→ Exercise requirements
Reproduce exactly and only the lines running from the one with "Give me the matplotlib source for this chart." through the one with "from matplotlib.lines import Line2D", both end lines included.

::: Listed records :::

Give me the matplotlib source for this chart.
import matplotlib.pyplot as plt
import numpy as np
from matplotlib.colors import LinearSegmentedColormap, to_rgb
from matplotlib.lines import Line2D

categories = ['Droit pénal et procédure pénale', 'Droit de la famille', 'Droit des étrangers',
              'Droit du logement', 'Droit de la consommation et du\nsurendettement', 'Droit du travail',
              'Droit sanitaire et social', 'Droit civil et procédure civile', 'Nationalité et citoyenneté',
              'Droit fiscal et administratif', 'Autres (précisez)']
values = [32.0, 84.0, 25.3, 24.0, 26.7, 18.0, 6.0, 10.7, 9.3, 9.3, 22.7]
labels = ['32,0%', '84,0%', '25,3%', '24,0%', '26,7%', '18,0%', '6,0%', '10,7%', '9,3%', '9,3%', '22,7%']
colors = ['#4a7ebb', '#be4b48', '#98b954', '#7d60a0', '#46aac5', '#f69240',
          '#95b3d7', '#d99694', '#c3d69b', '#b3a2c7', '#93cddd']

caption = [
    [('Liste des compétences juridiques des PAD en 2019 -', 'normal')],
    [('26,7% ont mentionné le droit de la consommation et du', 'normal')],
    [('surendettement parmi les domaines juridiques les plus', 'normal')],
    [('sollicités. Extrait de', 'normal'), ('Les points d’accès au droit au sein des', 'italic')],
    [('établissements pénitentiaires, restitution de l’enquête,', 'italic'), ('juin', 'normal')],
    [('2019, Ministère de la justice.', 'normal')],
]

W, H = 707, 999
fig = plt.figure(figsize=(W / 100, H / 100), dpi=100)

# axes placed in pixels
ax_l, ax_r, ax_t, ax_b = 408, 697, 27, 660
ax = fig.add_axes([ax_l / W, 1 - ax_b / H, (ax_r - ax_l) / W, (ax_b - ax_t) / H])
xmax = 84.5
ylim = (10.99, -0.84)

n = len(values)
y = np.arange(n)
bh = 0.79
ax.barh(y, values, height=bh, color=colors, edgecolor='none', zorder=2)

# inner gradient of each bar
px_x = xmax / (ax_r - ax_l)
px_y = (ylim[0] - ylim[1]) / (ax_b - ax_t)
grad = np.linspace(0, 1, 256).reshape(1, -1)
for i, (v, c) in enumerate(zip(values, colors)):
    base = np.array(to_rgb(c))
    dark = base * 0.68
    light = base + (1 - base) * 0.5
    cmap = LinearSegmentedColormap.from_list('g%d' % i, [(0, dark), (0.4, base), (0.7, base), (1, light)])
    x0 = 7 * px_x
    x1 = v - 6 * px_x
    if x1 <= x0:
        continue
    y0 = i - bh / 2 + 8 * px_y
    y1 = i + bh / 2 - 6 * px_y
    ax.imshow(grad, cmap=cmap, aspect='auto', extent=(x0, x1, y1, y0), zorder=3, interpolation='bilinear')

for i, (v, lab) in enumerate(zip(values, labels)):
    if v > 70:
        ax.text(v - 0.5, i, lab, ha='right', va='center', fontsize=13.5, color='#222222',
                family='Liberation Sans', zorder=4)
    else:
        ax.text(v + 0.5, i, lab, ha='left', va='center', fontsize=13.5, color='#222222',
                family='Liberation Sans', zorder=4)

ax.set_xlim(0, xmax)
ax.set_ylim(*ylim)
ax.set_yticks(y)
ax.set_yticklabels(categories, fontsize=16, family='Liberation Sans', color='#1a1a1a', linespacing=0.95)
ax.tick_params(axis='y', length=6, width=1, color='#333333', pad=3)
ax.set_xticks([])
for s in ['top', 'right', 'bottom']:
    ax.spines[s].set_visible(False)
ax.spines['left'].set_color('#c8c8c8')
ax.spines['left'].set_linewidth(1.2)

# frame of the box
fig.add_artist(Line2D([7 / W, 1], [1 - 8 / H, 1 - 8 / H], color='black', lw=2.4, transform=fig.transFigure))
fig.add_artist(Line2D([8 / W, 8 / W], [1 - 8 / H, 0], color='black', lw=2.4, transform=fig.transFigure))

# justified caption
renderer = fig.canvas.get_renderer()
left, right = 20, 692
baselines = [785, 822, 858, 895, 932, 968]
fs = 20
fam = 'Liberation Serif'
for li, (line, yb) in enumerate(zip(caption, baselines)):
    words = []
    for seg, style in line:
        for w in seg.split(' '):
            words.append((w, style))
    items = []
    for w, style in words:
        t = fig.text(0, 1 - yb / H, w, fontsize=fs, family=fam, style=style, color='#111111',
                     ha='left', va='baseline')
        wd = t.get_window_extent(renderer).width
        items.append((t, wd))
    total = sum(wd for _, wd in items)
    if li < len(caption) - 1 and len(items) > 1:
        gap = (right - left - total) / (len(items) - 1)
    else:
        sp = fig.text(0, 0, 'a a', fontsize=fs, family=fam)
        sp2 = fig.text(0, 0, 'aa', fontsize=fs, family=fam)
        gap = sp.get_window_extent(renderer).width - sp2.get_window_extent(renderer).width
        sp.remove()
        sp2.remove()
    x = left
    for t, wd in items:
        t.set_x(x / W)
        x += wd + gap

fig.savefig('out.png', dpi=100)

:::
::: Listed records :::

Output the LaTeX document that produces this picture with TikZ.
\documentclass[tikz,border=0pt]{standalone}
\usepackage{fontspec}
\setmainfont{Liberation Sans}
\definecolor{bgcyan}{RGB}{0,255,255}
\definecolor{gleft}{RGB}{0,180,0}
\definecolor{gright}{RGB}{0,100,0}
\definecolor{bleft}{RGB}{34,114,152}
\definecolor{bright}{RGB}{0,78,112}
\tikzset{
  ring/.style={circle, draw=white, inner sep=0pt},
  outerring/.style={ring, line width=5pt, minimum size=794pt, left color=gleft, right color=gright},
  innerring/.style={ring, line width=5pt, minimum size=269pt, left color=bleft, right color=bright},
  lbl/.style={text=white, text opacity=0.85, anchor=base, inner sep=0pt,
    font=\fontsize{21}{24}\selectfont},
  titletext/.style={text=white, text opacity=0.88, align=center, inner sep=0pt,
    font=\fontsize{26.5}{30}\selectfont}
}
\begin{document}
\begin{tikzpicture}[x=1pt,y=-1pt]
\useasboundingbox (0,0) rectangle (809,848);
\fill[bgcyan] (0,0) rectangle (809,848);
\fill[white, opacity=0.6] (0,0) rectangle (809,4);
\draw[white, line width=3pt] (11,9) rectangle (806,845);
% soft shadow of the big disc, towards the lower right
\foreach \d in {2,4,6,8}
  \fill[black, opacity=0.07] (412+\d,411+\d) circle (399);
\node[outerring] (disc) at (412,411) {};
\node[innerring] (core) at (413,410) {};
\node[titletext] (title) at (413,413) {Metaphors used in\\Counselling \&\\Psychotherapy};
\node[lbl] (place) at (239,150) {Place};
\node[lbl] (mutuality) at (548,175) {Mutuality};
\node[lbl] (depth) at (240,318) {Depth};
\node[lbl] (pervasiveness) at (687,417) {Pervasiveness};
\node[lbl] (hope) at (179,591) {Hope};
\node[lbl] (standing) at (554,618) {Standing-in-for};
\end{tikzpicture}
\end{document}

:::
::: Listed records :::

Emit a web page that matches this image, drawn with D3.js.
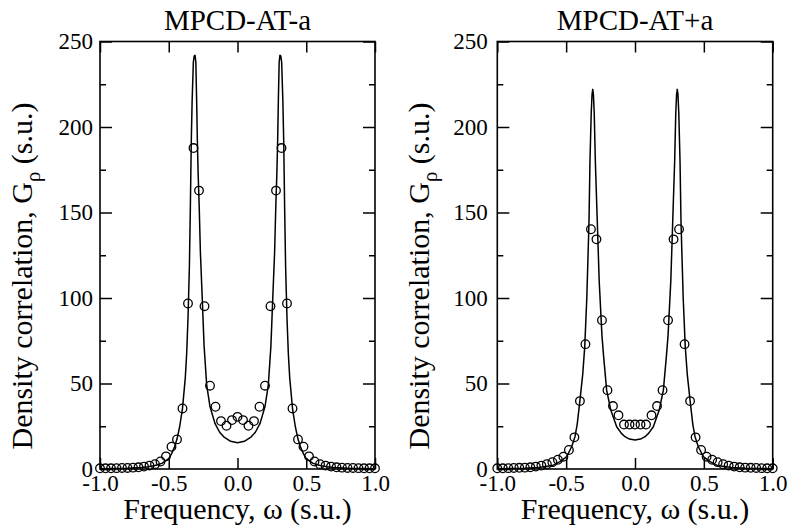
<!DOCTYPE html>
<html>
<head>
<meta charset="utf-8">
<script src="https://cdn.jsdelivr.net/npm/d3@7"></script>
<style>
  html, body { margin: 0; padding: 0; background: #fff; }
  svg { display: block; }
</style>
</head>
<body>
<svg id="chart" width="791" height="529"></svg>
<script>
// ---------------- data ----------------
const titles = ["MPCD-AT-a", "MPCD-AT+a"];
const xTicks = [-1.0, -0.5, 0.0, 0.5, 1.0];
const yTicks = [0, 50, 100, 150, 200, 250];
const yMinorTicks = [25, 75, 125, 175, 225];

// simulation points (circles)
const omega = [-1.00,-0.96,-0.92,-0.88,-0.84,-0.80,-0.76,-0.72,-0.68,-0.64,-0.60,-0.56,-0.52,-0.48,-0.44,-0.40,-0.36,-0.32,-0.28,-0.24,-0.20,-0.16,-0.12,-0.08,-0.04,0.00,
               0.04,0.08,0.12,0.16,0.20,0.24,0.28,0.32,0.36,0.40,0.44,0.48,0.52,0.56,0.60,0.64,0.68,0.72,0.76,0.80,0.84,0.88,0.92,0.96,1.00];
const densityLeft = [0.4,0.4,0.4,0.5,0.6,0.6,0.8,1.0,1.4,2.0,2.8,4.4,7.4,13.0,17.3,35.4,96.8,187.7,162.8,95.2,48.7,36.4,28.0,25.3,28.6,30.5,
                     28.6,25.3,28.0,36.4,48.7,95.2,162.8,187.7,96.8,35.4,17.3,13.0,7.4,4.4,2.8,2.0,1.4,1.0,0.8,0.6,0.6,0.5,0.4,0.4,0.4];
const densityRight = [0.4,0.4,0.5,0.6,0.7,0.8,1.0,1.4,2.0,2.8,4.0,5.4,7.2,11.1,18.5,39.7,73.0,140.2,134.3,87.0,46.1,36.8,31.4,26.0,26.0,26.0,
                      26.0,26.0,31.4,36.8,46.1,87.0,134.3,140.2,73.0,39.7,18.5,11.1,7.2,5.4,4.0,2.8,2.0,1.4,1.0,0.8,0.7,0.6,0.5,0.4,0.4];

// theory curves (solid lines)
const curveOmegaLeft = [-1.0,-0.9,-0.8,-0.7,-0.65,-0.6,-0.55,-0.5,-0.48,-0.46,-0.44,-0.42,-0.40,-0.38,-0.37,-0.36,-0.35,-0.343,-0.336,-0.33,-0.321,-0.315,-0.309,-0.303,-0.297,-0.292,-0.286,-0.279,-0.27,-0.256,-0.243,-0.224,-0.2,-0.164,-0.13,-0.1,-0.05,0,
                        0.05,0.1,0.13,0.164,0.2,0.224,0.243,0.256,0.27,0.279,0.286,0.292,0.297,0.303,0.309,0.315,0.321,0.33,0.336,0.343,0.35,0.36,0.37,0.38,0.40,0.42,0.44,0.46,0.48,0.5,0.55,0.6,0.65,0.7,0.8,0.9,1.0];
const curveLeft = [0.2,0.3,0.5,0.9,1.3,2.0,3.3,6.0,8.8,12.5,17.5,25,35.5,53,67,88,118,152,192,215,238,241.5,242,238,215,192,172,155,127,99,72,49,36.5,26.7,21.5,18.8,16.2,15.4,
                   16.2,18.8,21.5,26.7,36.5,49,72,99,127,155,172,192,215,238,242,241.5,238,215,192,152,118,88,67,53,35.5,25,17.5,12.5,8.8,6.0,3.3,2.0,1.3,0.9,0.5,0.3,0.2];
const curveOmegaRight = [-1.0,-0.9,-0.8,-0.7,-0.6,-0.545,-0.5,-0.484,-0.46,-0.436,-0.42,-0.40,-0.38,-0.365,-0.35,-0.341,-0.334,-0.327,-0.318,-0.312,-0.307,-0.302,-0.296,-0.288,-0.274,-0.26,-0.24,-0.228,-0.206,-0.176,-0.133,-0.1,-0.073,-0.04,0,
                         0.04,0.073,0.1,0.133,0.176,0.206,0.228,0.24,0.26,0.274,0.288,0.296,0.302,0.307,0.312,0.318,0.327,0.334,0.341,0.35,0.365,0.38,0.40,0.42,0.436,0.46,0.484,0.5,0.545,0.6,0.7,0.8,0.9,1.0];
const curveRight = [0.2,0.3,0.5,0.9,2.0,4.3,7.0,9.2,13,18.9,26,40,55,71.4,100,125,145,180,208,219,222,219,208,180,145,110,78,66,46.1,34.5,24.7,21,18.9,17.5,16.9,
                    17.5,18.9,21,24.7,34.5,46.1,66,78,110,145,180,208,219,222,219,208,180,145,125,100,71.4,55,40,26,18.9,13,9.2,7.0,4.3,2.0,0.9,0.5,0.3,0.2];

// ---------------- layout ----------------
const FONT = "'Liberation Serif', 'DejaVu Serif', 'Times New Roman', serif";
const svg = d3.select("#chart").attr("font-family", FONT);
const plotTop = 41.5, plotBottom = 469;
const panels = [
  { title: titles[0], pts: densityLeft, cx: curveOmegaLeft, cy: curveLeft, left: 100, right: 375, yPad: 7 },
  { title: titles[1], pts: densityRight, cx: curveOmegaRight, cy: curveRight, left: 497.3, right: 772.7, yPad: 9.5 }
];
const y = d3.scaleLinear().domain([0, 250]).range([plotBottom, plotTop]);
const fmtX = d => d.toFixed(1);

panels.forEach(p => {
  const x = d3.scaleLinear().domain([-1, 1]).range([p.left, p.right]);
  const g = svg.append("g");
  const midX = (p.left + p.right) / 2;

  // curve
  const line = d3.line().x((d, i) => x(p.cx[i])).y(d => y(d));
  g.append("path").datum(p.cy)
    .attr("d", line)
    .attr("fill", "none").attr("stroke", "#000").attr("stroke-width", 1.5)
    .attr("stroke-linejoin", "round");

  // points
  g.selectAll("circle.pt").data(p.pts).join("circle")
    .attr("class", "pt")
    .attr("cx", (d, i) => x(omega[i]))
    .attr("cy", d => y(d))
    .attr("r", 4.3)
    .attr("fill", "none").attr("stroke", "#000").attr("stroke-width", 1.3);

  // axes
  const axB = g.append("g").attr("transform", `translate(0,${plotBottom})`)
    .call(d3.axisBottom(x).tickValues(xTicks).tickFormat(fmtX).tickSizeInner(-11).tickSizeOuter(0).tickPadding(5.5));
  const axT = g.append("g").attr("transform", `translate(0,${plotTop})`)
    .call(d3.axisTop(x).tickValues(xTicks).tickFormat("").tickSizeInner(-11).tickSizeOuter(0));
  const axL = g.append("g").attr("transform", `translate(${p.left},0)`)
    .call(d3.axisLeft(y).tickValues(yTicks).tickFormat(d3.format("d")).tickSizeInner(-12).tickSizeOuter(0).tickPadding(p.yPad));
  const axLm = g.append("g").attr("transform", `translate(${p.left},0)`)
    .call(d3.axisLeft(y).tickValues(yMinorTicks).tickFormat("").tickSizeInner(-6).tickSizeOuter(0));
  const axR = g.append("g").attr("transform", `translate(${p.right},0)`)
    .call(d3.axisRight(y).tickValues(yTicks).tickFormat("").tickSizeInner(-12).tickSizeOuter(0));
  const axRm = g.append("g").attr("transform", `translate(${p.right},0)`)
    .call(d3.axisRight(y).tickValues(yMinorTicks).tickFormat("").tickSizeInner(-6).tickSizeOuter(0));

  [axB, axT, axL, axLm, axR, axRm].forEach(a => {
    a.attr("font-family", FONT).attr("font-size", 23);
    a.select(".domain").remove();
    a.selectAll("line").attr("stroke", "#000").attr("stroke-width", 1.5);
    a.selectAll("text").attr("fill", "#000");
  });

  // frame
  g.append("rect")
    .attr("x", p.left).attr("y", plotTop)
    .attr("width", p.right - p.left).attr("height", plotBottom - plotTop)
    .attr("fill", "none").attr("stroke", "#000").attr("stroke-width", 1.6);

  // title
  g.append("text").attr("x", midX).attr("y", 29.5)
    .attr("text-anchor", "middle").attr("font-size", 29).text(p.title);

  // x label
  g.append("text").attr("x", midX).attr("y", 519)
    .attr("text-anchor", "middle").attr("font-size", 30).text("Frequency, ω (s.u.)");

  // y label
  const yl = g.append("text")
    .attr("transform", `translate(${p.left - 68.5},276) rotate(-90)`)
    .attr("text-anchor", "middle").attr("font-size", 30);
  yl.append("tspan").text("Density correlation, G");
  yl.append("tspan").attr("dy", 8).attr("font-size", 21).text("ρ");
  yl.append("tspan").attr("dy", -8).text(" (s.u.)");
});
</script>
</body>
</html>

:::

→ Finished answer
Give me the matplotlib source for this chart.
import matplotlib.pyplot as plt
import numpy as np
from matplotlib.colors import LinearSegmentedColormap, to_rgb
from matplotlib.lines import Line2D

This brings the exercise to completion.